● Directions
Produce an exact transcription of the listing below, omitting the pictures.

● Data segment
....................

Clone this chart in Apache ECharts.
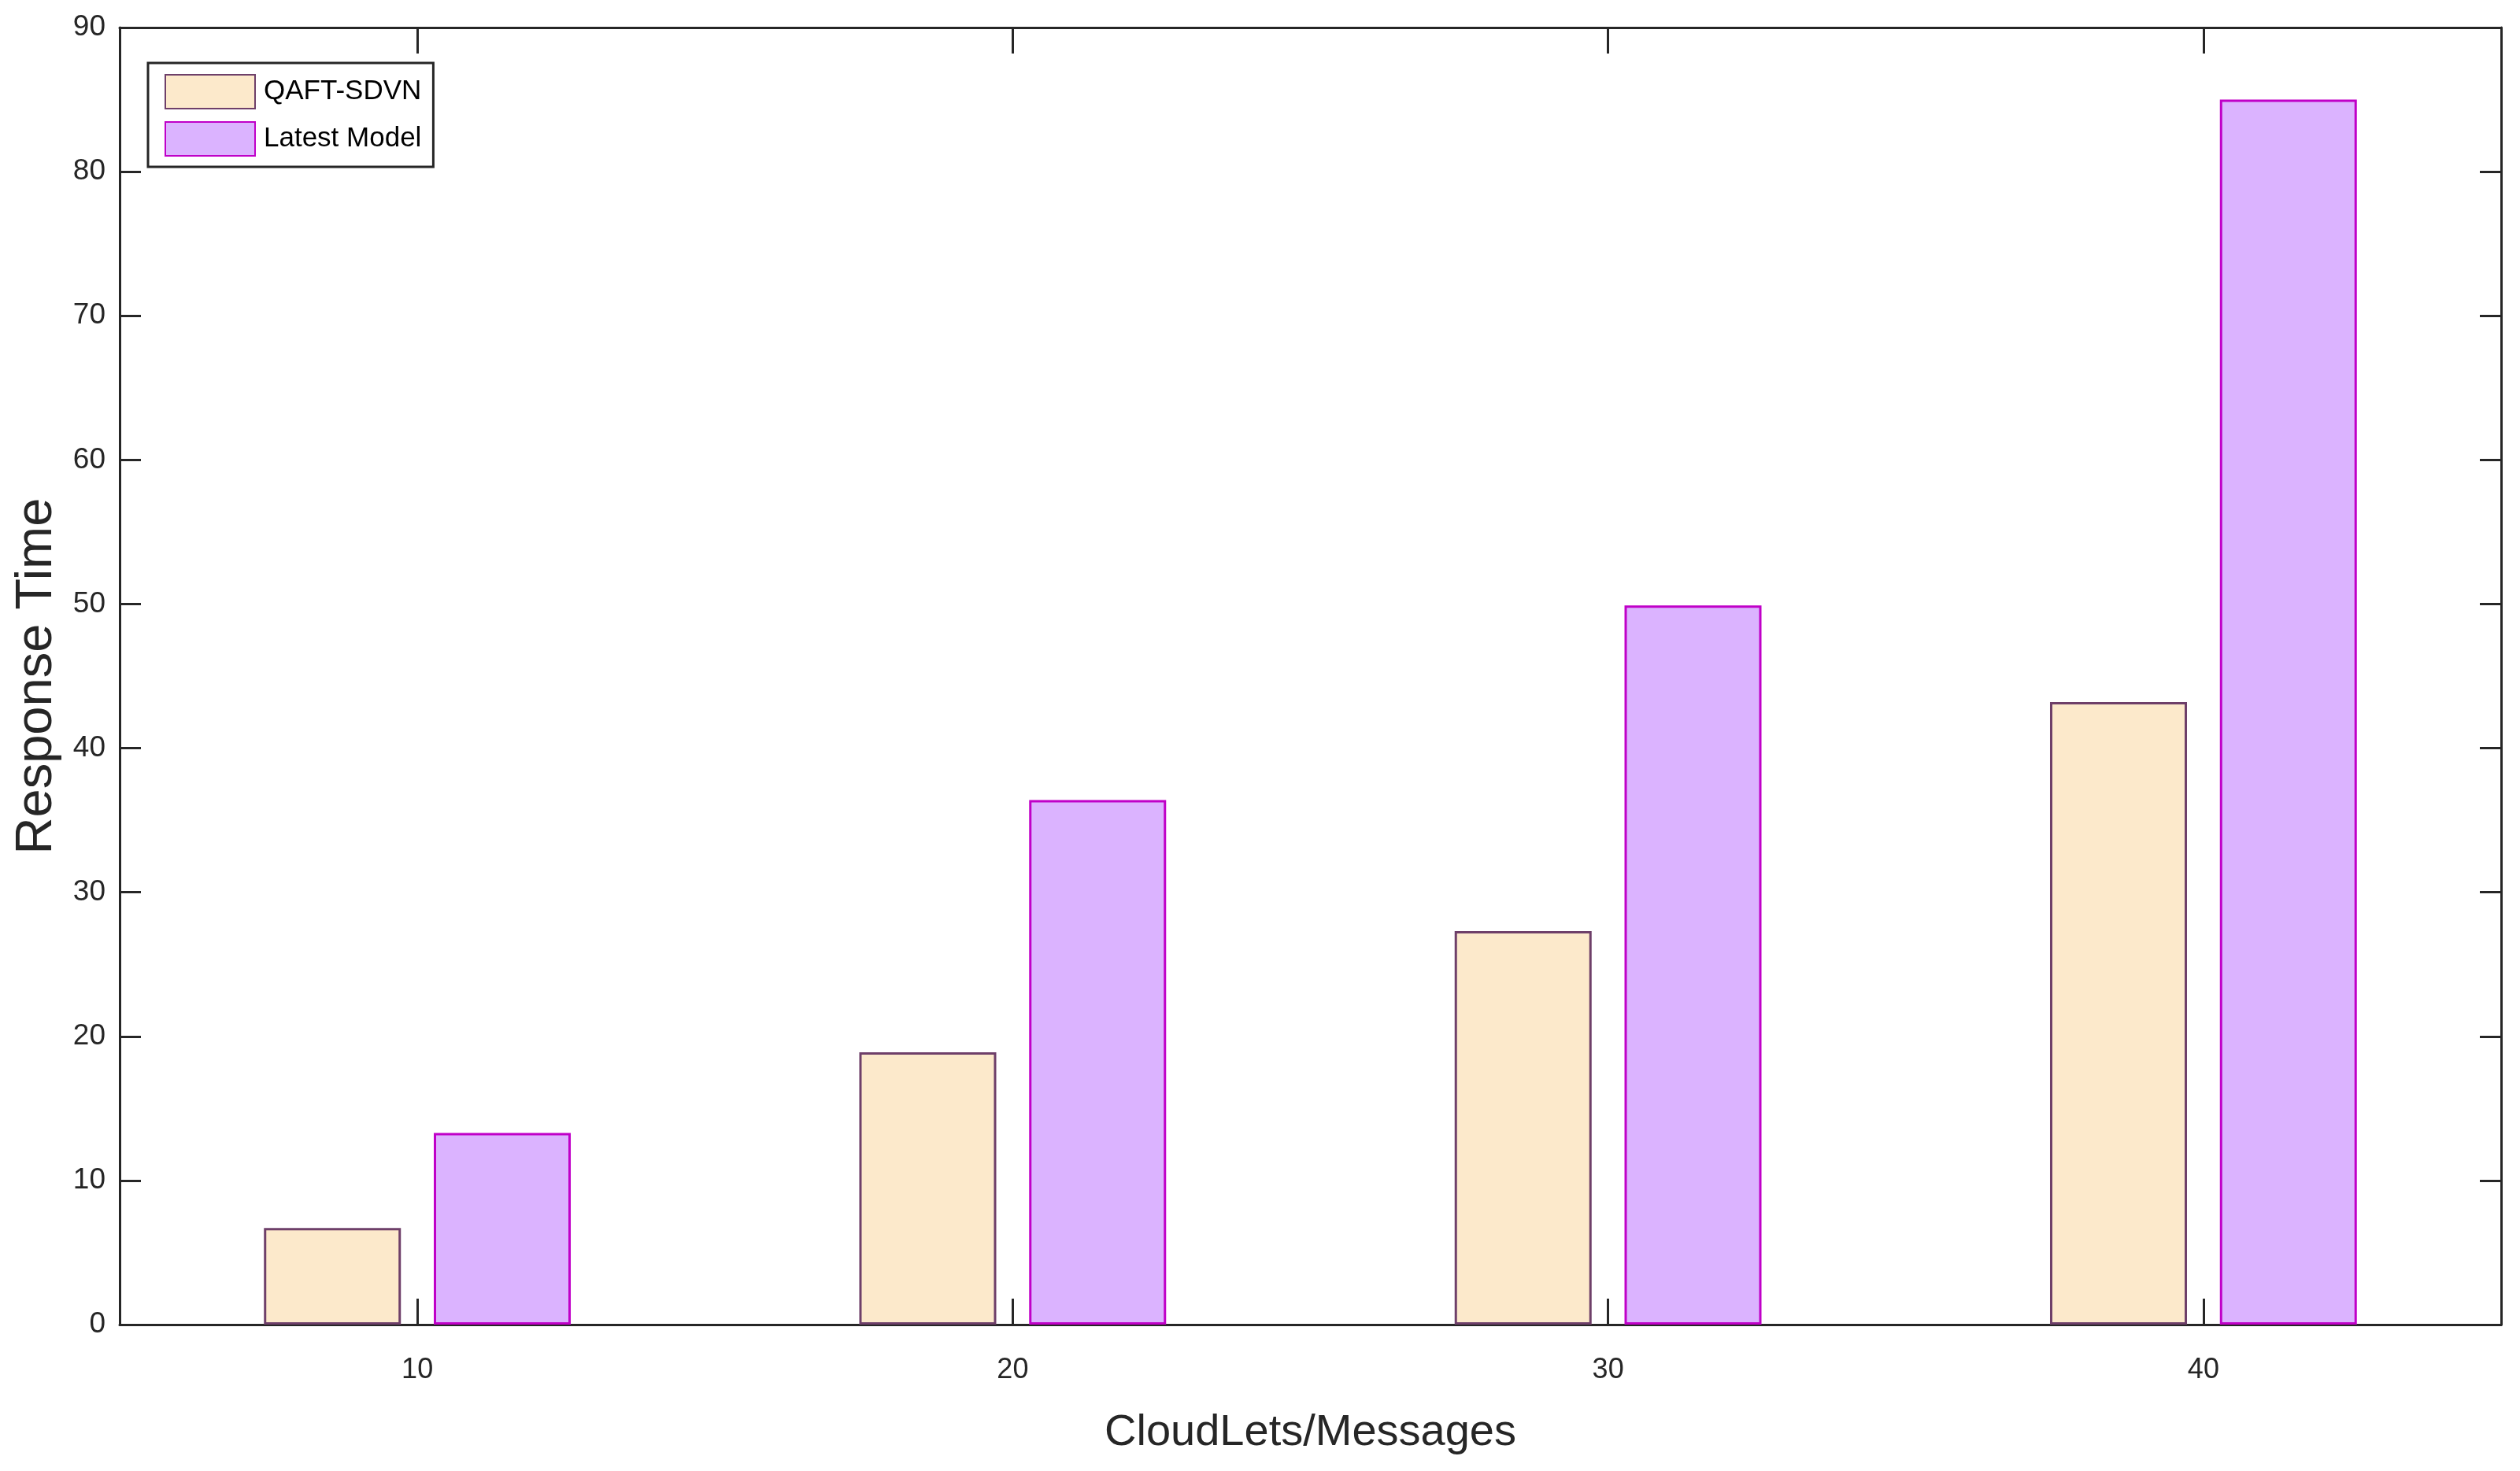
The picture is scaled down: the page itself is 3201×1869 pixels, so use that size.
<!DOCTYPE html>
<html>
<head>
<meta charset="utf-8">
<title>Response Time</title>
<script src="https://cdn.jsdelivr.net/npm/echarts@6/dist/echarts.min.js"></script>
<style>
  html, body { margin: 0; padding: 0; background: #fff; }
  #chart { width: 3201px; height: 1869px; }
</style>
</head>
<body>
<div id="chart"></div>
<script>
// data
const categories = ['10', '20', '30', '40'];
const qaftSdvn = [6.7, 18.9, 27.3, 43.2];
const latestModel = [13.3, 36.4, 49.9, 85.0];
const yTicks = { min: 0, max: 90, interval: 10 };

const axisColor = '#262626';
const font = '"Liberation Sans", Arial, Helvetica, sans-serif';

const myChart = echarts.init(document.getElementById('chart'));

// tick styles for the box edges (MATLAB style, ticks pointing in)
// a fresh object per axis so echarts doesn't share them
function xTick() {
    return { show: true, inside: true, alignWithLabel: true, interval: 0, length: 33, lineStyle: { color: axisColor, width: 3 } };
}
function yTick() {
    return { show: true, inside: true, length: 27, lineStyle: { color: axisColor, width: 3 } };
}
function boxLine() {
    return { show: true, onZero: false, lineStyle: { color: axisColor, width: 3 } };
}

const option = {
    backgroundColor: '#fff',
    animation: false,
    textStyle: { fontFamily: font },
    grid: {
        left: 152,
        right: 24,
        top: 35,
        bottom: 186,
        show: false
    },
    legend: {
        orient: 'vertical',
        left: 188,
        top: 80,
        padding: [14, 15, 13, 21],
        itemGap: 15,
        itemWidth: 114,
        itemHeight: 43,
        icon: 'rect',
        backgroundColor: '#fff',
        borderColor: axisColor,
        borderWidth: 3,
        borderRadius: 0,
        textStyle: { fontSize: 35, color: '#000', fontFamily: font, padding: [0, 0, 0, 6] },
        data: ['QAFT-SDVN', 'Latest Model']
    },
    xAxis: [
        {
            type: 'category',
            data: categories,
            position: 'bottom',
            name: 'CloudLets/Messages',
            nameLocation: 'middle',
            nameGap: 110,
            nameTextStyle: { fontSize: 56, color: axisColor, fontFamily: font },
            axisLine: boxLine(),
            axisTick: xTick(),
            axisLabel: { fontSize: 36, color: axisColor, margin: 40, interval: 0 },
            splitLine: { show: false }
        },
        {
            type: 'category',
            data: categories,
            position: 'top',
            axisLine: boxLine(),
            axisTick: xTick(),
            axisLabel: { show: false, interval: 0 },
            splitLine: { show: false }
        }
    ],
    yAxis: [
        {
            type: 'value',
            min: yTicks.min,
            max: yTicks.max,
            interval: yTicks.interval,
            position: 'left',
            name: 'Response Time',
            nameLocation: 'middle',
            nameGap: 72,
            nameTextStyle: { fontSize: 65, color: axisColor, fontFamily: font },
            axisLine: boxLine(),
            axisTick: yTick(),
            axisLabel: { fontSize: 37, color: axisColor, margin: 18 },
            splitLine: { show: false }
        },
        {
            type: 'value',
            min: yTicks.min,
            max: yTicks.max,
            interval: yTicks.interval,
            position: 'right',
            axisLine: boxLine(),
            axisTick: yTick(),
            axisLabel: { show: false },
            splitLine: { show: false }
        }
    ],
    series: [
        {
            name: 'QAFT-SDVN',
            type: 'bar',
            data: qaftSdvn,
            barWidth: 174,
            barGap: '24%',
            itemStyle: { color: '#FCE9CB', borderColor: '#6E3F69', borderWidth: 3 }
        },
        {
            name: 'Latest Model',
            type: 'bar',
            data: latestModel,
            barWidth: 174,
            barGap: '24%',
            itemStyle: { color: '#DBB3FF', borderColor: '#C000C8', borderWidth: 3 }
        }
    ]
};

myChart.setOption(option);
window.addEventListener('resize', function () {
    myChart.resize();
});
</script>
</body>
</html>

....................

● The solution
Clone this chart in Apache ECharts.
The picture is scaled down: the page itself is 3201×1869 pixels, so use that size.
<!DOCTYPE html>
<html>
<head>
<meta charset="utf-8">
<title>Response Time</title>
<script src="https://cdn.jsdelivr.net/npm/echarts@6/dist/echarts.min.js"></script>
<style>
  html, body { margin: 0; padding: 0; background: #fff; }
  #chart { width: 3201px; height: 1869px; }
</style>
</head>
<body>
<div id="chart"></div>
<script>
// data
const categories = ['10', '20', '30', '40'];
const qaftSdvn = [6.7, 18.9, 27.3, 43.2];
const latestModel = [13.3, 36.4, 49.9, 85.0];
const yTicks = { min: 0, max: 90, interval: 10 };

const axisColor = '#262626';
const font = '"Liberation Sans", Arial, Helvetica, sans-serif';

const myChart = echarts.init(document.getElementById('chart'));

// tick styles for the box edges (MATLAB style, ticks pointing in)
// a fresh object per axis so echarts doesn't share them
function xTick() {
    return { show: true, inside: true, alignWithLabel: true, interval: 0, length: 33, lineStyle: { color: axisColor, width: 3 } };
}
function yTick() {
    return { show: true, inside: true, length: 27, lineStyle: { color: axisColor, width: 3 } };
}
function boxLine() {
    return { show: true, onZero: false, lineStyle: { color: axisColor, width: 3 } };
}

const option = {
    backgroundColor: '#fff',
    animation: false,
    textStyle: { fontFamily: font },
    grid: {
        left: 152,
        right: 24,
        top: 35,
        bottom: 186,
        show: false
    },
    legend: {
        orient: 'vertical',
        left: 188,
        top: 80,
        padding: [14, 15, 13, 21],
        itemGap: 15,
        itemWidth: 114,
        itemHeight: 43,
        icon: 'rect',
        backgroundColor: '#fff',
        borderColor: axisColor,
        borderWidth: 3,
        borderRadius: 0,
        textStyle: { fontSize: 35, color: '#000', fontFamily: font, padding: [0, 0, 0, 6] },
        data: ['QAFT-SDVN', 'Latest Model']
    },
    xAxis: [
        {
            type: 'category',
            data: categories,
            position: 'bottom',
            name: 'CloudLets/Messages',
            nameLocation: 'middle',
            nameGap: 110,
            nameTextStyle: { fontSize: 56, color: axisColor, fontFamily: font },
            axisLine: boxLine(),
            axisTick: xTick(),
            axisLabel: { fontSize: 36, color: axisColor, margin: 40, interval: 0 },
            splitLine: { show: false }
        },
        {
            type: 'category',
            data: categories,
            position: 'top',
            axisLine: boxLine(),
            axisTick: xTick(),
            axisLabel: { show: false, interval: 0 },
            splitLine: { show: false }
        }
    ],
    yAxis: [
        {
            type: 'value',
            min: yTicks.min,
            max: yTicks.max,
            interval: yTicks.interval,
            position: 'left',
            name: 'Response Time',
            nameLocation: 'middle',
            nameGap: 72,
            nameTextStyle: { fontSize: 65, color: axisColor, fontFamily: font },
            axisLine: boxLine(),
            axisTick: yTick(),
            axisLabel: { fontSize: 37, color: axisColor, margin: 18 },
            splitLine: { show: false }
        },
        {
            type: 'value',
            min: yTicks.min,
            max: yTicks.max,
            interval: yTicks.interval,
            position: 'right',
            axisLine: boxLine(),
            axisTick: yTick(),
            axisLabel: { show: false },
            splitLine: { show: false }
        }
    ],
    series: [
        {
            name: 'QAFT-SDVN',
            type: 'bar',
            data: qaftSdvn,
            barWidth: 174,
            barGap: '24%',
            itemStyle: { color: '#FCE9CB', borderColor: '#6E3F69', borderWidth: 3 }
        },
        {
            name: 'Latest Model',
            type: 'bar',
            data: latestModel,
            barWidth: 174,
            barGap: '24%',
            itemStyle: { color: '#DBB3FF', borderColor: '#C000C8', borderWidth: 3 }
        }
    ]
};

myChart.setOption(option);
window.addEventListener('resize', function () {
    myChart.resize();
});
</script>
</body>
</html>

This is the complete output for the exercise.